ALM-14010 NameService Service Is Abnormal

Alarm Description

The system checks the NameService service status every 180 seconds. This alarm is generated when the NameService service is unavailable.

This alarm is cleared when the NameService service recovers.

Alarm Attributes

Alarm ID	Alarm Severity	Alarm Type	Service Type	Auto Cleared
14010	Major	Quality of service	HDFS	Yes

Alarm Parameters

Type	Parameter	Description
Location Information	Source	Specifies the cluster for which the alarm was generated.
	ServiceName	Specifies the service for which the alarm was generated.
	RoleName	Specifies the role for which the alarm was generated.
	HostName	Specifies the host for which the alarm was generated.
	NameServiceName	Specifies the NameService for which the alarm was generated.

Impact on the System

HDFS fails to provide services for upper-layer components based on the NameService service, such as HBase and MapReduce. As a result, users cannot read or write files.

Possible Causes

The KrbServer service is abnormal.
The JournalNode is faulty.
The DataNode is faulty.
The disk capacity is insufficient.
The NameNode enters safe mode.

Handling Procedure

Check the KrbServer service status.

On FusionInsight Manager, choose Cluster > Services.
Check whether the KrbServer service exists.
- If yes, go to 3.
- If no, go to 6.
Click KrbServer.
Click Instances. On the KrbServer management page, select the faulty instance, and choose More > Restart Instance. Check whether the instance successfully restarts.
- If yes, go to 5.
- If no, go to 24.
Choose O&M > Alarm > Alarms and check whether the alarm is cleared.
- If yes, no further action is required.
- If no, go to 6.

Check the JournalNode instance status.

On FusionInsight Manager, choose Cluster > Services.
Choose HDFS > Instances.
Check whether the Running Status of the JournalNode is Normal.
- If yes, go to 11.
- If no, go to 9.
Select the faulty JournalNode, and choose More > Restart Instance. Check whether the JournalNode successfully restarts.
- If yes, go to 10.
- If no, go to 24.
Choose O&M > Alarm > Alarms and check whether the alarm is cleared.
- If yes, no further action is required.
- If no, go to 11.

Check the DataNode instance status.

On FusionInsight Manager, choose Cluster > Services > HDFS.
Click Instances and check whether Running Status of all DataNodes is Normal.
- If yes, go to 15.
- If no, go to 13.
Click Instances. On the DataNode management page, select the faulty instance, and choose More > Restart Instance. Check whether the DataNode successfully restarts.
- If yes, go to 14.
- If no, go to 15.
Choose O&M > Alarm > Alarms and check whether the alarm is cleared.
- If yes, no further action is required.
- If no, go to 15.

Check disk status.

On FusionInsight Manager, choose Hosts.
In the Disk column, check whether the disk space is insufficient.
- If yes, go to 17.
- If no, go to 19.
Expand the disk capacity.
Choose O&M > Alarm > Alarms and check whether the alarm is cleared.
- If yes, no further action is required.
- If no, go to 19.

Check whether NameNode is in the safe mode.

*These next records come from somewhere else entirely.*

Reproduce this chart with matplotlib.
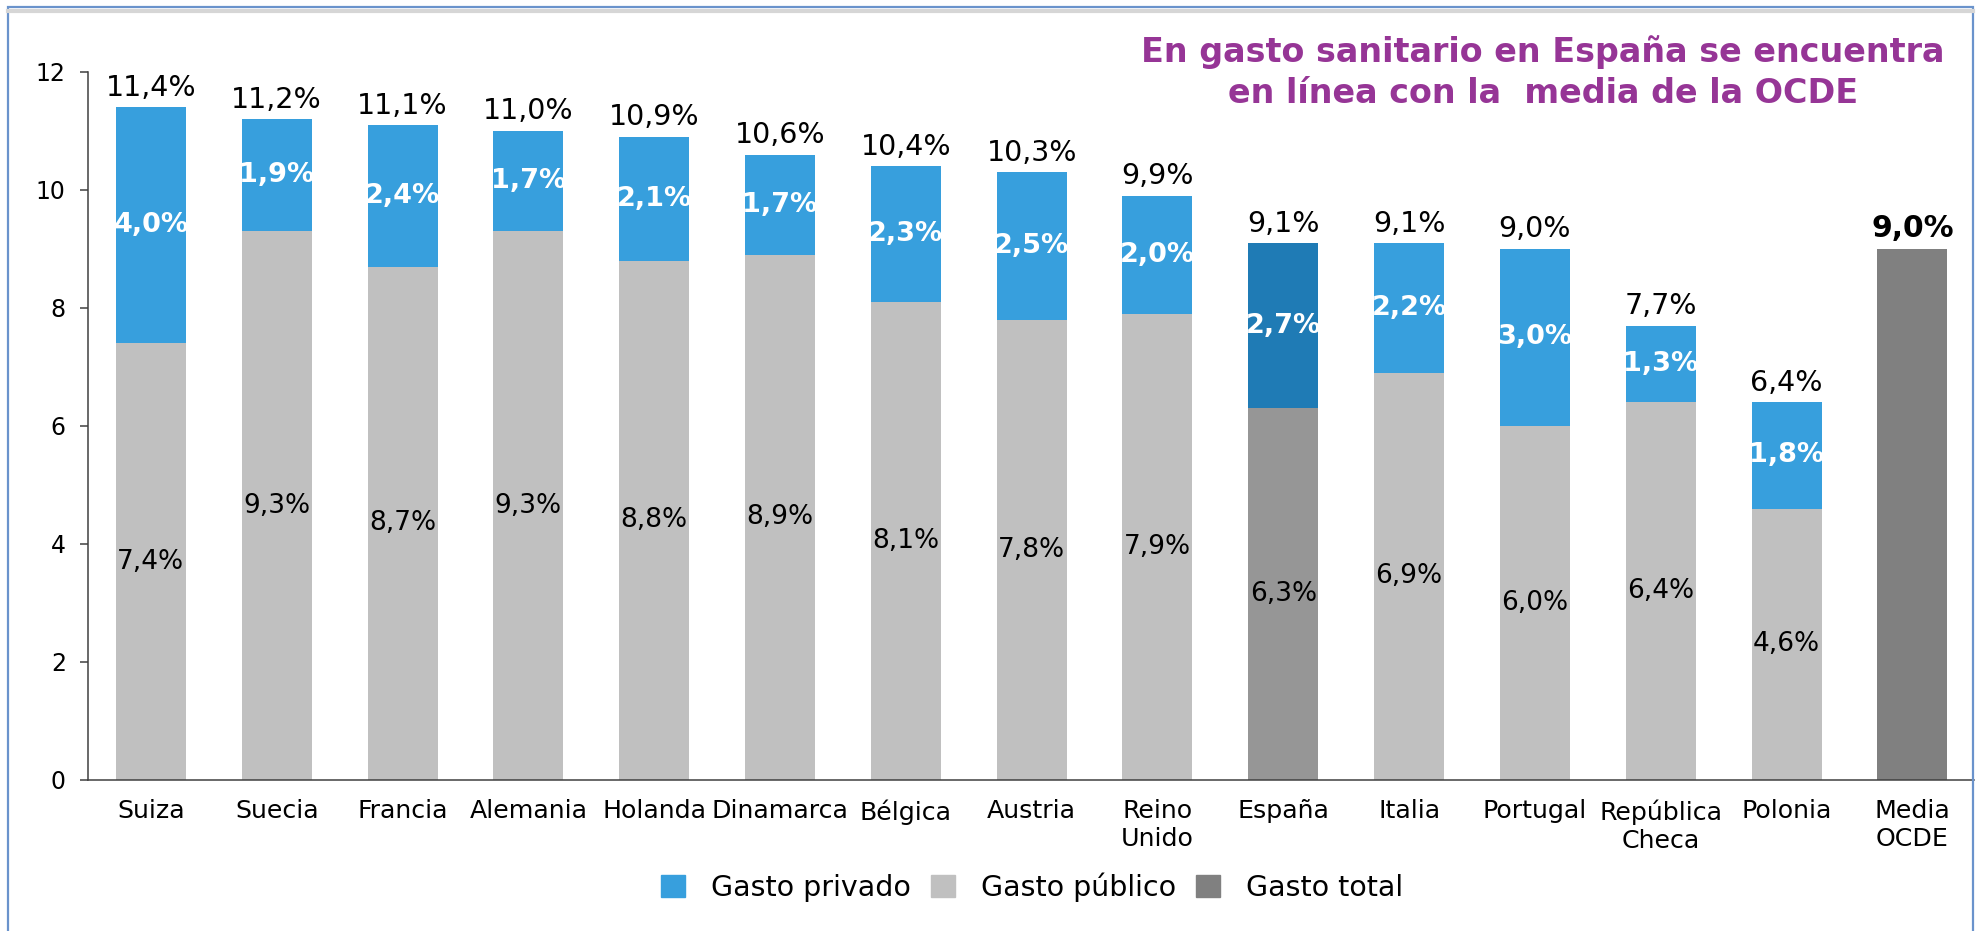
import matplotlib
matplotlib.use("Agg")
import matplotlib.pyplot as plt
from matplotlib.patches import Rectangle, Patch
from matplotlib.lines import Line2D

plt.rcParams['font.family'] = ['DejaVu Sans']

# data
countries = ["Suiza", "Suecia", "Francia", "Alemania", "Holanda", "Dinamarca",
             "Bélgica", "Austria", "Reino\nUnido", "España", "Italia", "Portugal",
             "República\nCheca", "Polonia"]
gasto_publico = [7.4, 9.3, 8.7, 9.3, 8.8, 8.9, 8.1, 7.8, 7.9, 6.3, 6.9, 6.0, 6.4, 4.6]
gasto_privado = [4.0, 1.9, 2.4, 1.7, 2.1, 1.7, 2.3, 2.5, 2.0, 2.7, 2.2, 3.0, 1.3, 1.8]
gasto_total = [11.4, 11.2, 11.1, 11.0, 10.9, 10.6, 10.4, 10.3, 9.9, 9.1, 9.1, 9.0, 7.7, 6.4]
media_label = "Media\nOCDE"
media_total = 9.0
highlight = "España"

title = "En gasto sanitario en España se encuentra\nen línea con la  media de la OCDE"

c_priv = "#379FDD"
c_priv_hl = "#1F7BB5"
c_pub = "#C0C0C0"
c_pub_hl = "#969696"
c_total = "#808080"


def fmt(v):
    return f"{v:.1f}%".replace(".", ",")


fig = plt.figure(figsize=(19.77, 9.31), dpi=100)
ax = fig.add_axes([88 / 1977, 0.1622, (1974 - 88) / 1977, 0.7605])

w = 0.556
xs = list(range(len(countries)))
pub_cols = [c_pub_hl if c == highlight else c_pub for c in countries]
priv_cols = [c_priv_hl if c == highlight else c_priv for c in countries]
# private segment fills up to the total shown above each bar
priv_h = [t - p for t, p in zip(gasto_total, gasto_publico)]

ax.bar(xs, gasto_publico, width=w, color=pub_cols, zorder=2)
ax.bar(xs, priv_h, width=w, bottom=gasto_publico, color=priv_cols, zorder=2)
xm = len(countries)
ax.bar([xm], [media_total], width=w, color=c_total, zorder=2)

for i, x in enumerate(xs):
    pub = gasto_publico[i]
    top = gasto_total[i]
    ax.text(x, pub / 2, fmt(pub), ha="center", va="center", fontsize=19, color="black")
    ax.text(x, (pub + top) / 2, fmt(gasto_privado[i]), ha="center", va="center",
            fontsize=19.5, color="white", fontweight="bold")
    ax.annotate(fmt(top), (x, top), xytext=(0, 4),
                textcoords="offset points", ha="center", va="bottom", fontsize=20.5)

ax.annotate(fmt(media_total), (xm, media_total), xytext=(0, 4),
            textcoords="offset points", ha="center", va="bottom", fontsize=21.5,
            fontweight="bold")

ax.set_xlim(-0.5, xm + 0.49)
ax.set_ylim(0, 12)
ax.set_yticks(range(0, 13, 2))
ax.set_xticks(xs + [xm])
ax.set_xticklabels(countries + [media_label])
ax.tick_params(axis="x", length=0, pad=14, labelsize=18.2)
ax.tick_params(axis="y", length=6, width=1.1, pad=10, labelsize=17, color="#404040")
for s in ["top", "right"]:
    ax.spines[s].set_visible(False)
for s in ["left", "bottom"]:
    ax.spines[s].set_color("#404040")
    ax.spines[s].set_linewidth(1.1)

handles = [Patch(color=c_priv, label="Gasto privado"),
           Patch(color=c_pub, label="Gasto público"),
           Patch(color=c_total, label="Gasto total")]
fig.legend(handles=handles, loc="center", bbox_to_anchor=(0.522, 0.047), ncol=3,
           frameon=False, fontsize=20.5, handlelength=0.85, handleheight=0.85,
           handletextpad=0.9, columnspacing=0.7)

fig.text(0.7805, 0.922, title, ha="center", va="center", multialignment="center",
         fontsize=24, fontweight="bold", color="#963596", linespacing=1.28)

# frame around the figure
fig.add_artist(Line2D([8 / 1977, 1973 / 1977], [1 - 11 / 931, 1 - 11 / 931],
                      transform=fig.transFigure, color="#D6D6D6", lw=3))
fig.add_artist(Rectangle((8 / 1977, -0.05), (1973 - 8) / 1977, 1.05 - 7 / 931,
                         transform=fig.transFigure, fill=False,
                         edgecolor="#6A93CC", lw=1.6))

fig.savefig("out.png", dpi=100)
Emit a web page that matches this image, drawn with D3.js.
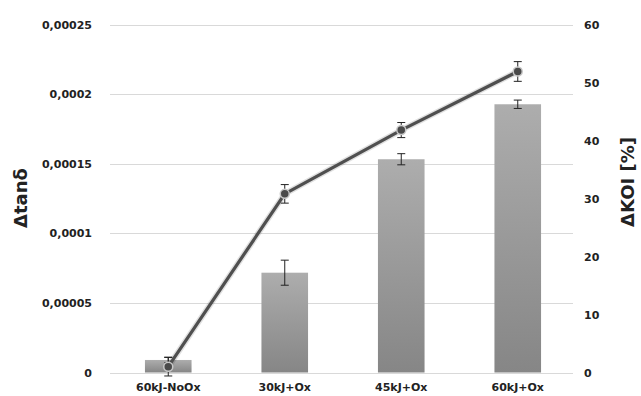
<!DOCTYPE html>
<html>
<head>
<meta charset="utf-8">
<script src="https://cdn.jsdelivr.net/npm/d3@7"></script>
<style>
  html, body { margin: 0; padding: 0; background: #fff; }
  svg { display: block; }
  text { font-family: "DejaVu Sans", sans-serif; font-weight: bold; fill: #222; }
</style>
</head>
<body>
<svg id="chart" width="641" height="396"></svg>
<script>
const categories = ["60kJ-NoOx", "30kJ+Ox", "45kJ+Ox", "60kJ+Ox"];
const tanValues = [0.000009, 0.0000717, 0.0001532, 0.0001927];
const tanErrors = [0.000002, 0.000009, 0.000004, 0.000003];
const koiValues = [1.0, 30.8, 41.8, 51.9];
const koiErrors = [1.6, 1.6, 1.3, 1.7];
const leftTicks = [0, 0.00005, 0.0001, 0.00015, 0.0002, 0.00025];
const leftTickLabels = ["0", "0,00005", "0,0001", "0,00015", "0,0002", "0,00025"];
const rightTicks = [0, 10, 20, 30, 40, 50, 60];

const svg = d3.select("#chart");
const pLeft = 110, pRight = 576, pTop = 24.5, pBottom = 372.5;

const x = d3.scaleBand().domain(categories).range([pLeft, pRight]).paddingInner(0.6).paddingOuter(0.3);
const yL = d3.scaleLinear().domain([0, 0.00025]).range([pBottom, pTop]);
const yR = d3.scaleLinear().domain([0, 60]).range([pBottom, pTop]);

const defs = svg.append("defs");
const grad = defs.append("linearGradient").attr("id", "barGrad")
  .attr("x1", 0).attr("y1", 0).attr("x2", 0).attr("y2", 1);
grad.append("stop").attr("offset", "0%").attr("stop-color", "#adadad");
grad.append("stop").attr("offset", "100%").attr("stop-color", "#868686");

// gridlines
svg.append("g").selectAll("path").data(leftTicks).join("path")
  .attr("d", d => `M${pLeft},${Math.round(yL(d)) + 0.5}H573`)
  .attr("fill", "none").attr("stroke", "#d9d9d9").attr("stroke-width", 1);

// left axis labels
const axL = d3.axisLeft(yL).tickValues(leftTicks).tickFormat((d, i) => leftTickLabels[i]).tickSize(0).tickPadding(0);
const gL = svg.append("g").attr("transform", "translate(92,0)").call(axL);
gL.selectAll(".domain, line").remove();
gL.selectAll("text").attr("font-size", 11).attr("font-family", "DejaVu Sans").attr("font-weight", "bold").attr("fill", "#222");

// right axis labels
const axR = d3.axisRight(yR).tickValues(rightTicks).tickSize(0).tickPadding(0);
const gR = svg.append("g").attr("transform", "translate(584,0)").call(axR);
gR.selectAll(".domain, line").remove();
gR.selectAll("text").attr("font-size", 11).attr("font-family", "DejaVu Sans").attr("font-weight", "bold").attr("fill", "#222");

// bars
svg.append("g").selectAll("rect").data(categories).join("rect")
  .attr("x", d => x(d)).attr("width", x.bandwidth())
  .attr("y", (d, i) => yL(tanValues[i])).attr("height", (d, i) => yL(0) - yL(tanValues[i]))
  .attr("fill", "url(#barGrad)");

// bar error bars
const eb = svg.append("g").attr("stroke", "#222").attr("stroke-width", 1);
categories.forEach((c, i) => {
  const cx = x(c) + x.bandwidth() / 2;
  const y1 = yL(tanValues[i] + tanErrors[i]), y2 = yL(tanValues[i] - tanErrors[i]);
  eb.append("path").attr("d", `M${cx},${y1}V${y2}M${cx - 4},${y1}H${cx + 4}M${cx - 4},${y2}H${cx + 4}`).attr("fill", "none");
});

// line: soft halo underneath, then main stroke
const line = d3.line().x((d, i) => x(categories[i]) + x.bandwidth() / 2).y(d => yR(d));
svg.append("path").datum(koiValues).attr("d", line)
  .attr("fill", "none").attr("stroke", "#000").attr("stroke-opacity", 0.12).attr("stroke-width", 6)
  .attr("stroke-linejoin", "round");
svg.append("path").datum(koiValues).attr("d", line)
  .attr("fill", "none").attr("stroke", "#4f4f4f").attr("stroke-width", 3.2).attr("stroke-linejoin", "round");

// line error bars
const el = svg.append("g").attr("stroke", "#222").attr("stroke-width", 1);
categories.forEach((c, i) => {
  const cx = x(c) + x.bandwidth() / 2;
  const y1 = yR(koiValues[i] + koiErrors[i]), y2 = yR(koiValues[i] - koiErrors[i]);
  el.append("path").attr("d", `M${cx},${y1}V${y2}M${cx - 4},${y1}H${cx + 4}M${cx - 4},${y2}H${cx + 4}`).attr("fill", "none");
});

// markers
svg.append("g").selectAll("circle").data(koiValues).join("circle")
  .attr("cx", (d, i) => x(categories[i]) + x.bandwidth() / 2)
  .attr("cy", d => yR(d)).attr("r", 4.5)
  .attr("fill", "#4a4a4a").attr("stroke", "#c8c8c8").attr("stroke-width", 1.5);

// category labels
svg.append("g").selectAll("text").data(categories).join("text")
  .attr("x", d => x(d) + x.bandwidth() / 2).attr("y", 391)
  .attr("text-anchor", "middle").attr("font-size", 11).text(d => d);

// axis titles
svg.append("text").attr("transform", "translate(27,198) rotate(-90)")
  .attr("text-anchor", "middle").attr("font-size", 18).text("Δtanδ");
svg.append("text").attr("transform", "translate(634,182) rotate(-90)")
  .attr("text-anchor", "middle").attr("font-size", 18).text("ΔKOI [%]");
</script>
</body>
</html>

On FusionInsight Manager, choose Cluster > Services > HDFS.
In the Basic Information area on the Dashboard page of HDFS (or in the NameService Summary area on the Dashboard page of HDFS), check whether the value of Safe Mode is ON.

ON indicates that the safe mode is enabled.
- If yes, go to 21.
- If no, go to 24.
Log in to the client as user root. Run the cd command to go to the client installation directory and run the source bigdata_env command. If the cluster uses the security mode, perform security authentication. Run the kinit hdfs command and enter the password as prompted. The password can be obtained from the MRS cluster administrator. If the cluster uses the non-security mode, log in as user omm and run the command. Ensure that user omm has the client execution permission.
Run hdfs dfsadmin -safemode leave.
Choose O&M > Alarm > Alarms and check whether the alarm is cleared.
- If yes, no further action is required.
- If no, go to 24.

Collect fault information.

On FusionInsight Manager, choose O&M. In the navigation pane on the left, choose Log > Download.
In the Service area, select the following nodes of the desired cluster.
- ZooKeeper
- HDFS
Click the edit icon in the upper right corner, and set Start Date and End Date for log collection to 10 minutes ahead of and after the alarm generation time, respectively. Then, click Download.
Contact O&M engineers and provide the collected logs.